Python is becoming a more popular programming language across the financial services industry because it is relatively easy to code. However, it is slow compared with other languages. In this guest blog, Saeed Amen, a quant and co-author of The Book of Alternative Data, explores approaches that you can adopt to speed up your Python code.
- While Python is simpler to write than languages such as Java or C++, it tends to be far slower. There are ways to speed up your Python code, but each will require some element of rewriting your code.
- Techniques include replacing for loops with vectorized code using Pandas or NumPy. And you can parallelize your code using Python libraries, and shift data computation outside Python.
- Cython can be used to write Python-like code that generates C code, which compiles down into fast machine code. Numba can also convert Python and NumPy code into fast machine code.
For more data-driven insights in your Inbox, subscribe to the Refinitiv Perspectives weekly newsletter.
Among the reasons for this growth is the plethora of data science libraries in Python. For example, years ago, you’d have to spend months writing a time series library if you wanted to do any financial analysis. Today, we have Pandas, a very comprehensive time series library.
Python is comparatively easier to write than languages such as C++. As a consequence, many people in financial organizations other than technologists are learning Python, such as traders and risk managers.
However, while Python is relatively intuitive and quick to write, it is also relatively slow compared with other languages. While it is faster than languages such as R, it is much slower than languages like Java and C++.
The flipside, however, is that writing something in C++ will take much longer.
Tips for quicker Python code
So how can you speed up Python?
Code profiling identifies which parts of our code are particular bottlenecks, both in terms of computation time and memory usage. When you find a bottleneck, you can try several solutions.
If you have a lot of for loops in data computations, the first thing you should try is to vectorize your code using libraries like Pandas (or NumPy, which can be faster).
You can also parallelize your code using Python libraries, such as threading and multiprocessing (and there are many high level wrappers that simplify this process, such as concurrent.futures).
Threading is ideal for more I/O bound operations such as reading from disk or downloading data. Multiprocessing, meanwhile, is more suited to computationally heavy tasks, such as risk calculations.
You can then choose to run these tasks across more computing cores to speed them up. Running on the cloud can scale the code even more. There are also other ways to parallelize your code such as by using Dask, which also enables you to work with datasets that are much bigger than memory.
Do more computation in a database
Alternatively, you can choose to run your very heavy data computations outside Python, such as inside a SQL database.

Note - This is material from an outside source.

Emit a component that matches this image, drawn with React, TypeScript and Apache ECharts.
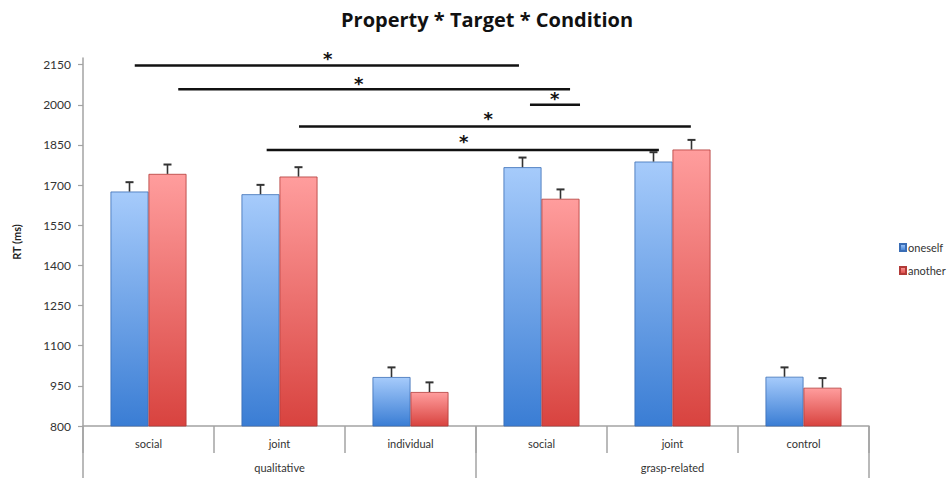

The SQLAlchemy can create SQL queries in a Pythonic way.
If you are using high-frequency tick data, then a KDB database might be the answer, although you’ll need to get your head around q, which is a challenging language. The idea is to do the computation inside KDB, and then output results in Python, via qPython.
Obviously, the more of the computation you offload to KDB (and the less you do in Python), the more q you’ll need to write. Unlike many of the other solutions discussed here, KDB is not open source.
The spark analytics engine could also be used for data processing, and the Koalas library gives you a Pandas-like interface to work with time series on Spark, which makes things easier.
Cython and C code
Rewriting specific parts of code with Cython could also help. The Cython language is a superset of Python code that also lets you call C functions and declare C types. C code can then be generated by Cython, which is compiled into machine code at static time.
Numba is a just-in-time compiler, which can convert Python and NumPy code into much faster machine code. As with Cython, you will often need to rewrite your code to make Numba speed it up.
PyPy is an alternative to using CPython, and is much faster. However, it isn’t compatible with every Python library, although it has recently started to support Pandas and NumPy.
There are many ways of speeding up Python code, but they usually require rewriting some of your codebase. The trick is to spend just enough time to achieve the desired decent speed. If you end up spending a very long time, you might as well have just written in a language like C++ or Java in the first place.